If I were ordering the knowledge areas, Stakeholder Management would be put in between #7 Communications and #8 Risk Management, rather than having it be stuck at the end as #10.   Why?

Stakeholder Management is related to Communications Management–in fact, it is an outgrowth of the latter knowledge area, because you have to communicate with stakeholders in order to influence them.

But it is also related in a less obvious way to Risk Management.   Why?

Risk are defined as events which can positively or negatively impact a project.   Stakeholders are people who are either impacted by a project, or who can positively or negatively impact a project.   You see the connection with risk?    In both cases, you are dealing with uncertainties that may impact your project.    They are different in that, with risks, since they are events, you can’t engage them or negotiate with them.   You can’t stick your head out the window and demand that it stop raining so you can make it to your car without getting wet.   However, you can mitigate the impact of that rain by the simple expedient of–taking an umbrella with to shield you from the rain.   That is an example of a risk response.

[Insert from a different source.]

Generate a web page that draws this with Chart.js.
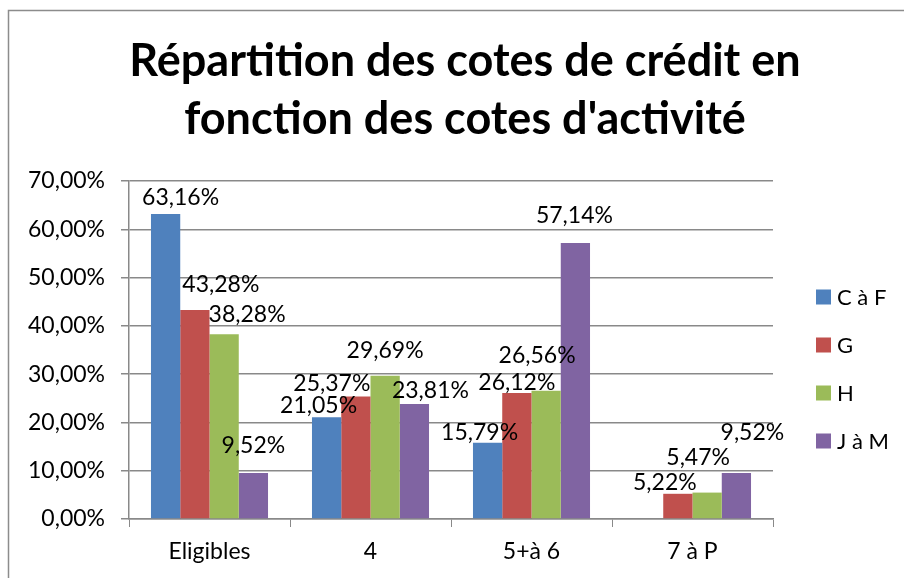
<!DOCTYPE html>
<html>
<head>
<meta charset="utf-8">
<script src="https://cdn.jsdelivr.net/npm/chart.js@4"></script>
<style>
  html, body { margin: 0; padding: 0; background: #fff; }
</style>
</head>
<body>
<canvas id="chart" width="904" height="578"></canvas>
<script>
const categories = ["Eligibles", "4", "5+à 6", "7 à P"];
const seriesNames = ["C à F", "G", "H", "J à M"];
const cToF = [63.16, 21.05, 15.79, null];
const gValues = [43.28, 25.37, 26.12, 5.22];
const hValues = [38.28, 29.69, 26.56, 5.47];
const jToM = [9.52, 23.81, 57.14, 9.52];
const titleLines = ["Répartition des cotes de crédit en", "fonction des cotes d'activité"];
const yMax = 70;
const yStep = 10;

const colors = ["#4F81BD", "#C0504D", "#9BBB59", "#8064A2"];
const FONT = "Lato, 'Open Sans', sans-serif";
const gridColor = "#898989";

// the data labels in the original were dragged around by hand a bit
const labelNudge = [
  [[15, 5], [-8, 0], [-8, -1], [0, 0]],
  [[26, 14], [-24, 1], [0, -1], [-13, 0]],
  [[23, 8], [0, 14], [-9, 24], [-9, 24]],
  [[0, 16], [16, 2], [-1, 16], [16, 29]],
];

function fmt(v) {
  return v.toFixed(2).replace(".", ",") + "%";
}

const frame = {
  id: "frame",
  beforeDraw(chart) {
    const ctx = chart.ctx;
    ctx.save();
    ctx.fillStyle = "#fff";
    ctx.fillRect(0, 0, chart.width, chart.height);
    ctx.restore();
  },
  afterDraw(chart) {
    const ctx = chart.ctx;
    ctx.save();
    ctx.strokeStyle = "#8c8c8c";
    ctx.lineWidth = 1.5;
    ctx.strokeRect(8.5, 10.5, chart.width + 10, chart.height + 10);
    // title, centred over the whole frame (not just the plot)
    ctx.font = "bold 45px " + FONT;
    ctx.fillStyle = "#000";
    ctx.textAlign = "center";
    ctx.textBaseline = "alphabetic";
    ctx.fillText(titleLines[0], 465, 76);
    ctx.fillText(titleLines[1], 465, 134);
    ctx.restore();
  },
};

const valueLabels = {
  id: "valueLabels",
  afterDatasetsDraw(chart) {
    const ctx = chart.ctx;
    ctx.save();
    ctx.font = "23px " + FONT;
    ctx.fillStyle = "#000";
    ctx.textAlign = "center";
    ctx.textBaseline = "alphabetic";
    chart.data.datasets.forEach((ds, i) => {
      chart.getDatasetMeta(i).data.forEach((bar, j) => {
        const v = ds.data[j];
        if (v === null || v === undefined) return;
        const n = labelNudge[i][j];
        ctx.fillText(fmt(v), bar.x + n[0], bar.y - 4 - n[1]);
      });
    });
    ctx.restore();
  },
};

const sideLegend = {
  id: "sideLegend",
  afterDraw(chart) {
    const ctx = chart.ctx;
    ctx.save();
    ctx.font = "22px " + FONT;
    ctx.textBaseline = "middle";
    chart.data.datasets.forEach((ds, i) => {
      const y = 297 + i * 48;
      ctx.fillStyle = ds.backgroundColor;
      ctx.fillRect(816, y - 7.5, 15, 15);
      ctx.fillStyle = "#000";
      ctx.fillText(ds.label, 837, y + 1);
    });
    ctx.restore();
  },
};

const allSeries = [cToF, gValues, hValues, jToM];

new Chart(document.getElementById("chart"), {
  type: "bar",
  data: {
    labels: categories,
    datasets: allSeries.map((vals, i) => ({
      label: seriesNames[i],
      data: vals,
      backgroundColor: colors[i],
      borderWidth: 0,
      categoryPercentage: 0.727,
      barPercentage: 1.0,
    })),
  },
  options: {
    responsive: false,
    animation: false,
    layout: { padding: { left: 0, right: 131, top: 181, bottom: 0 } },
    plugins: {
      legend: { display: false },
      tooltip: { enabled: false },
      title: { display: false },
    },
    scales: {
      x: {
        grid: {
          display: true,
          drawOnChartArea: false,
          drawTicks: true,
          tickLength: 8,
          color: gridColor,
          offset: true,
        },
        border: { display: true, color: gridColor, width: 1.5 },
        ticks: { color: "#000", font: { family: FONT, size: 23 }, padding: 11 },
        afterFit(s) { s.height = 59; },
      },
      y: {
        min: 0,
        max: yMax,
        grid: { color: gridColor, lineWidth: 1.5, tickLength: 8 },
        border: { display: true, color: gridColor, width: 1.5 },
        ticks: {
          stepSize: yStep,
          color: "#000",
          font: { family: FONT, size: 23 },
          padding: 16,
          callback: (v) => fmt(v),
        },
        afterFit(s) { s.width = 129; },
      },
    },
  },
  plugins: [frame, valueLabels, sideLegend],
});
</script>
</body>
</html>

With people, there are ways of engaging them and hopefully being able to influence them in a way to make them more favorable to your project.

But those five groups are my take on how these ten knowledge areas are put together.
Here’s how they stack up in terms of the number of processes in each:

  1. Integration (7 processes)
  2. Scope (6 processes)
  3. Schedule (6 processes)
  4. Cost (4 processes)
  5. Quality (3 processes)
  6. Resource (6 processes)
  7. Communications (3 processes)
  8. Risk (7 processes)
  9. Procurement (3 processes)
  10. Stakeholder (4 processes)

For how each process fits in each category of process group and knowledge areas, check out the chart on page 25 of the Guide.